Opposition candidates, on the other hand, were left scrambling to organize press conferences via Zoom and move their entire campaigns online. Malgorzata Kidawa-Blonska, the candidate for the Civic Coalition, the biggest opposition party, suspended her campaign in protest and urged supporters to boycott the May 10 vote; one survey in early April suggested few Poles had planned to cast votes.
Postponing the election provided a much-needed reprieve for Poland, and as debates unfold over what comes next, some in the opposition are optimistic that things will be handled a bit better this time around. Legislation mandating an in-person vote with a vote-by-mail option is already under consideration, and a new election date — likely in late June or early July — is expected to be set soon. Civic Coalition announced earlier this month that it had chosen a new candidate for the new elections, Warsaw mayor Rafal Trzaskowski, who is already making significant gains in the polls.

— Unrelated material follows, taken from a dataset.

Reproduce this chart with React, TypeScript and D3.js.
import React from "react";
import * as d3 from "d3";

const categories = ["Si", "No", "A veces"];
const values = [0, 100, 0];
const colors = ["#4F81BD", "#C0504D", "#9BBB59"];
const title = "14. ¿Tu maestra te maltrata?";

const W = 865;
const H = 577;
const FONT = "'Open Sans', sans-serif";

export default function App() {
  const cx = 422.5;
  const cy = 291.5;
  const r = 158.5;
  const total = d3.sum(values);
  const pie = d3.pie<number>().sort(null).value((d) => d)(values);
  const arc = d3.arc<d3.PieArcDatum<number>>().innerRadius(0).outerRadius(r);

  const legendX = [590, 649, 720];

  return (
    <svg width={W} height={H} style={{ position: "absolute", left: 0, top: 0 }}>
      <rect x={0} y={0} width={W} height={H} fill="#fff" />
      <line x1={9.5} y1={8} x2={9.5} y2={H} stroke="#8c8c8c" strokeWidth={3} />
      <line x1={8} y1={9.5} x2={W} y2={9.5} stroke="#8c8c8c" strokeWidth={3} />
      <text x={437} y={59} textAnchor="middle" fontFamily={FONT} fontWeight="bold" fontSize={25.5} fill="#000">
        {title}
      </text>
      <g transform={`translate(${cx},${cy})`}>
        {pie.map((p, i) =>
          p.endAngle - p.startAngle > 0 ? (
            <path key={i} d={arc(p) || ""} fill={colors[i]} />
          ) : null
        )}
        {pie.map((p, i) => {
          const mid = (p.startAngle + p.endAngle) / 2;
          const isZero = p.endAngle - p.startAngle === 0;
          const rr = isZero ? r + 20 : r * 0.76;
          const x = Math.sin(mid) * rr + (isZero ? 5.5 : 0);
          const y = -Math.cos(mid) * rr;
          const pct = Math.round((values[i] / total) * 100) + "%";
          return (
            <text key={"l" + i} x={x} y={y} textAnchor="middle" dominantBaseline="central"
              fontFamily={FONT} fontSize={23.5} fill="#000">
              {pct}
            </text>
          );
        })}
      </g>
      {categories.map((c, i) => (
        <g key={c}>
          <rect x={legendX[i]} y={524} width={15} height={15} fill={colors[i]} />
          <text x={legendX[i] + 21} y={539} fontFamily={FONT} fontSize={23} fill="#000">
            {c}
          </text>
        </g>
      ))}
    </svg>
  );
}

But those in the opposition still have major concerns about the inherent advantages Duda will receive as the incumbent, and about PiS’s willingness to tip the scales in his favor wherever they can.

“There’s a bigger chance that the elections will be free, but they will not be free in terms of equal campaigning,” said Milosz Hodun, an adviser to the liberal Nowoczesna (“Modern”) party, which is part of Civic Coalition. “Only the president will be able to campaign across the country … all other candidates are limited to media and online presence.”

The US, too, faces deep political polarization that’s been further exacerbated by the pandemic; President Trump has pitted himself against those governors — mainly Democratic — who have imposed stronger restrictions to combat the virus, using his bully pulpit to call for the country to reopen as soon as possible. With each state responsible for setting its own election rules and regulations ahead of the nationwide vote in November, debates about mail versus in-person voting, and the access each affords, are very likely to fall along partisan lines; as with Poland, this might also mean any changes get implemented only at the last minute.

Polish observers hope their country has learned from its “ghost” election fiasco — and that the country can soon hold an election that is better run and fairer than the one that didn’t happen earlier this month. Others, especially the US, should be paying attention as they do.